• [PROBLEM] Give the listing again exactly, omitting its images.
* * * * * * *
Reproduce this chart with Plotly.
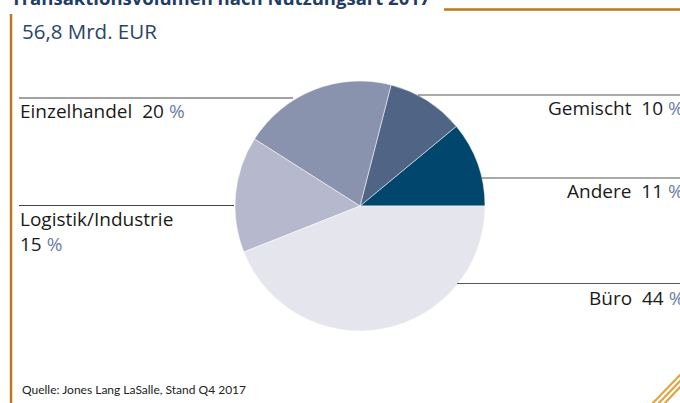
import plotly.graph_objects as go

W, H = 680, 403

categories = ["Andere", "Gemischt", "Einzelhandel", "Logistik/Industrie", "Büro"]
values = [11, 10, 20, 15, 44]
colors = ["#00466d", "#506586", "#8a93ad", "#b6b9cd", "#e5e6ed"]

title_text = "Transaktionsvolumen nach Nutzungsart 2017"
subtitle_text = "56,8 Mrd. EUR"
source_text = "Quelle: Jones Lang LaSalle, Stand Q4 2017"

GOLD = "#b9791c"
NAVY = "#1f3d66"
PCT = "#6a7ea8"
FONT = "'Open Sans', Lato, sans-serif"
SRC_FONT = "Lato, sans-serif"

def px(x):
    return x / W

def py(y):
    return 1 - y / H

cx, cy, r = 360, 206, 125

fig = go.Figure(go.Pie(
    labels=categories,
    values=values,
    marker=dict(colors=colors, line=dict(color="#ffffff", width=0.5)),
    sort=False,
    direction="counterclockwise",
    rotation=50.4,
    textinfo="none",
    hoverinfo="label+percent",
    domain=dict(x=[px(cx - r), px(cx + r)], y=[py(cy + r), py(cy - r)]),
    showlegend=False,
))

def pct_label(name, val):
    return f"{name}  {val} <span style='color:{PCT}'>%</span>"

shapes = [
    dict(type="line", x0=px(444), x1=px(681), y0=py(9.5), y1=py(9.5), line=dict(color=GOLD, width=2.5)),
    dict(type="line", x0=px(11), x1=px(11), y0=py(14), y1=py(404), line=dict(color=GOLD, width=2.5)),
    dict(type="line", x0=px(19), x1=px(293), y0=py(98), y1=py(98), line=dict(color="#444444", width=1)),
    dict(type="line", x0=px(19), x1=px(234), y0=py(205.5), y1=py(205.5), line=dict(color="#444444", width=1)),
    dict(type="line", x0=px(418), x1=px(681), y0=py(95), y1=py(95), line=dict(color="#555555", width=1)),
    dict(type="line", x0=px(480), x1=px(681), y0=py(178), y1=py(178), line=dict(color="#555555", width=1)),
    dict(type="line", x0=px(457), x1=px(681), y0=py(283.5), y1=py(283.5), line=dict(color="#555555", width=1)),
]
for off in [0, 6, 12]:
    shapes.append(dict(type="line", x0=px(652 + off), y0=py(404), x1=px(681), y1=py(375 + off - 1),
                       line=dict(color="#e0a443", width=2.2)))

LBL = dict(size=19, color="#1a1a1a", family=FONT)

annotations = [
    dict(text=f"<b>{title_text}</b>", x=px(9), y=py(-3), xanchor="left", yanchor="middle",
         font=dict(size=18.5, color=NAVY, family=FONT)),
    dict(text=subtitle_text, x=px(20), y=py(31), xanchor="left", yanchor="middle",
         font=dict(size=20.5, color="#2a4468", family=FONT)),
    dict(text=pct_label("Einzelhandel", values[2]), x=px(18), y=py(111), xanchor="left", yanchor="middle", font=LBL),
    dict(text="Logistik/Industrie", x=px(18), y=py(219), xanchor="left", yanchor="middle", font=LBL),
    dict(text=f"{values[3]} <span style='color:{PCT}'>%</span>", x=px(18), y=py(244), xanchor="left",
         yanchor="middle", font=LBL),
    dict(text=pct_label("Gemischt", values[1]), x=px(686), y=py(108), xanchor="right", yanchor="middle", font=LBL),
    dict(text=pct_label("Andere", values[0]), x=px(686), y=py(191), xanchor="right", yanchor="middle", font=LBL),
    dict(text=pct_label("Büro", values[4]), x=px(686), y=py(298), xanchor="right", yanchor="middle", font=LBL),
    dict(text=source_text, x=px(20), y=py(389), xanchor="left", yanchor="middle",
         font=dict(size=12, color="#222222", family=SRC_FONT)),
]
for a in annotations:
    a.update(xref="paper", yref="paper", showarrow=False)

fig.update_layout(
    width=W, height=H,
    margin=dict(l=0, r=0, t=0, b=0),
    paper_bgcolor="#ffffff",
    plot_bgcolor="#ffffff",
    shapes=shapes,
    annotations=annotations,
)

fig.write_html("out.html", config={"displayModeBar": False},
               post_script="document.body.style.margin='0';document.body.style.overflow='hidden';")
* * * * * * *
• [OUTPUT FOR THIS TASK]
Reproduce this chart with Plotly.
import plotly.graph_objects as go

W, H = 680, 403

categories = ["Andere", "Gemischt", "Einzelhandel", "Logistik/Industrie", "Büro"]
values = [11, 10, 20, 15, 44]
colors = ["#00466d", "#506586", "#8a93ad", "#b6b9cd", "#e5e6ed"]

title_text = "Transaktionsvolumen nach Nutzungsart 2017"
subtitle_text = "56,8 Mrd. EUR"
source_text = "Quelle: Jones Lang LaSalle, Stand Q4 2017"

GOLD = "#b9791c"
NAVY = "#1f3d66"
PCT = "#6a7ea8"
FONT = "'Open Sans', Lato, sans-serif"
SRC_FONT = "Lato, sans-serif"

def px(x):
    return x / W

def py(y):
    return 1 - y / H

cx, cy, r = 360, 206, 125

fig = go.Figure(go.Pie(
    labels=categories,
    values=values,
    marker=dict(colors=colors, line=dict(color="#ffffff", width=0.5)),
    sort=False,
    direction="counterclockwise",
    rotation=50.4,
    textinfo="none",
    hoverinfo="label+percent",
    domain=dict(x=[px(cx - r), px(cx + r)], y=[py(cy + r), py(cy - r)]),
    showlegend=False,
))

def pct_label(name, val):
    return f"{name}  {val} <span style='color:{PCT}'>%</span>"

shapes = [
    dict(type="line", x0=px(444), x1=px(681), y0=py(9.5), y1=py(9.5), line=dict(color=GOLD, width=2.5)),
    dict(type="line", x0=px(11), x1=px(11), y0=py(14), y1=py(404), line=dict(color=GOLD, width=2.5)),
    dict(type="line", x0=px(19), x1=px(293), y0=py(98), y1=py(98), line=dict(color="#444444", width=1)),
    dict(type="line", x0=px(19), x1=px(234), y0=py(205.5), y1=py(205.5), line=dict(color="#444444", width=1)),
    dict(type="line", x0=px(418), x1=px(681), y0=py(95), y1=py(95), line=dict(color="#555555", width=1)),
    dict(type="line", x0=px(480), x1=px(681), y0=py(178), y1=py(178), line=dict(color="#555555", width=1)),
    dict(type="line", x0=px(457), x1=px(681), y0=py(283.5), y1=py(283.5), line=dict(color="#555555", width=1)),
]
for off in [0, 6, 12]:
    shapes.append(dict(type="line", x0=px(652 + off), y0=py(404), x1=px(681), y1=py(375 + off - 1),
                       line=dict(color="#e0a443", width=2.2)))

LBL = dict(size=19, color="#1a1a1a", family=FONT)

annotations = [
    dict(text=f"<b>{title_text}</b>", x=px(9), y=py(-3), xanchor="left", yanchor="middle",
         font=dict(size=18.5, color=NAVY, family=FONT)),
    dict(text=subtitle_text, x=px(20), y=py(31), xanchor="left", yanchor="middle",
         font=dict(size=20.5, color="#2a4468", family=FONT)),
    dict(text=pct_label("Einzelhandel", values[2]), x=px(18), y=py(111), xanchor="left", yanchor="middle", font=LBL),
    dict(text="Logistik/Industrie", x=px(18), y=py(219), xanchor="left", yanchor="middle", font=LBL),
    dict(text=f"{values[3]} <span style='color:{PCT}'>%</span>", x=px(18), y=py(244), xanchor="left",
         yanchor="middle", font=LBL),
    dict(text=pct_label("Gemischt", values[1]), x=px(686), y=py(108), xanchor="right", yanchor="middle", font=LBL),
    dict(text=pct_label("Andere", values[0]), x=px(686), y=py(191), xanchor="right", yanchor="middle", font=LBL),
    dict(text=pct_label("Büro", values[4]), x=px(686), y=py(298), xanchor="right", yanchor="middle", font=LBL),
    dict(text=source_text, x=px(20), y=py(389), xanchor="left", yanchor="middle",
         font=dict(size=12, color="#222222", family=SRC_FONT)),
]
for a in annotations:
    a.update(xref="paper", yref="paper", showarrow=False)

fig.update_layout(
    width=W, height=H,
    margin=dict(l=0, r=0, t=0, b=0),
    paper_bgcolor="#ffffff",
    plot_bgcolor="#ffffff",
    shapes=shapes,
    annotations=annotations,
)

fig.write_html("out.html", config={"displayModeBar": False},
               post_script="document.body.style.margin='0';document.body.style.overflow='hidden';")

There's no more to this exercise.